If the NCAA recommendations are instituted, the waiver would be abolished and each MAC school could be forced to meet the attendance requirement to preserve its eligibility.

The new attendance guideline would measure the actual number of people in attendance as opposed to the number of "paid attendees," which includes all students covered under the school's student athletic fee - regardless of whether they show up at the games.

What remains very unclear, however, is how attendance will be counted when that changes," said Robert Arkeilpane, UB director of athletics.

Arkeilpane said the school met the existing requirement this year and is covered for the next four years. Despite current attendance gap, Arkeilpane is confident UB is on its way to adapting to the new standard.

"We will make the attendance requirement, and given the time frame we're working with, I think there's no question of [UB's success]," he said.

While some schools within the NCAA view the recommendations as a reaction from established I-A teams to the division's expansion, Arkeilpane believes "it's not coming from the Penn States of the world, it's coming from the I-AA's over their shrinking membership."

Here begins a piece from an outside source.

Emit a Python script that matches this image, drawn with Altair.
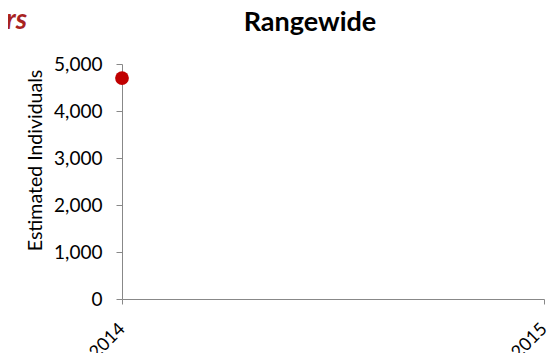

"If [DI-A's] plan was to level the I-A field, they've cut off their nose to spite their face," said Arkeilpane. Playing lower-ranked I-A teams, he said, is "a guaranteed revenue source and crowd-pleaser" for those teams, and if less-experienced programs are dropped from the division, "they'll all be playing teams that look a lot more like them."

According to the NCAA, approximately 30 DI-A schools offer fewer than the proposed 200 scholarship minimum and some 14 schools sponsor fewer than 16 sports - guidelines which would exclude even powerhouses like Michigan State and Florida State.

UB football coach Jim Hofher believes any recommendation that would eliminate such top-notch schools is "really a non-issue at this point."

"[Players] aren't even aware of this at the moment. . It's nothing that's even going to affect playing whatsoever," said Hofher, who predicts the requirements would have little effect on UB's recruiting.

UB currently sponsors 10 men's and 10 women's DI sports programs, has offered over 90 percent of its allotted 85 football grants, and gave away 220 athletics scholarships this year. According to Arkeilpane, UB will continue to bring in I-A teams outside the MAC, such as this year's Rutgers game, until the year 2008. The team is scheduled to play the University of Connecticut during its next two seasons and Syracuse University the year after, in order to meet the five-game requirement.

Paul Vecchio, assistant director for athletics communications, believes along with Arkeilpane that UB's football program could meet the proposed attendance requirements if it continues its current growth.

"We made the case back in '98, we went out and made it clear to the university community that if you want to see UB move forward in collegiate athletics, we need to have people in the stands," said Vecchio. "We've got to be able to sell our product on our own campus first."

Vecchio believes that as the Bulls' win record improves, off-campus ticket sales will increase as well.

"It's no secret that Western New York likes a winner," said Vecchio. "They'll support anything, as long as they're giving it their best."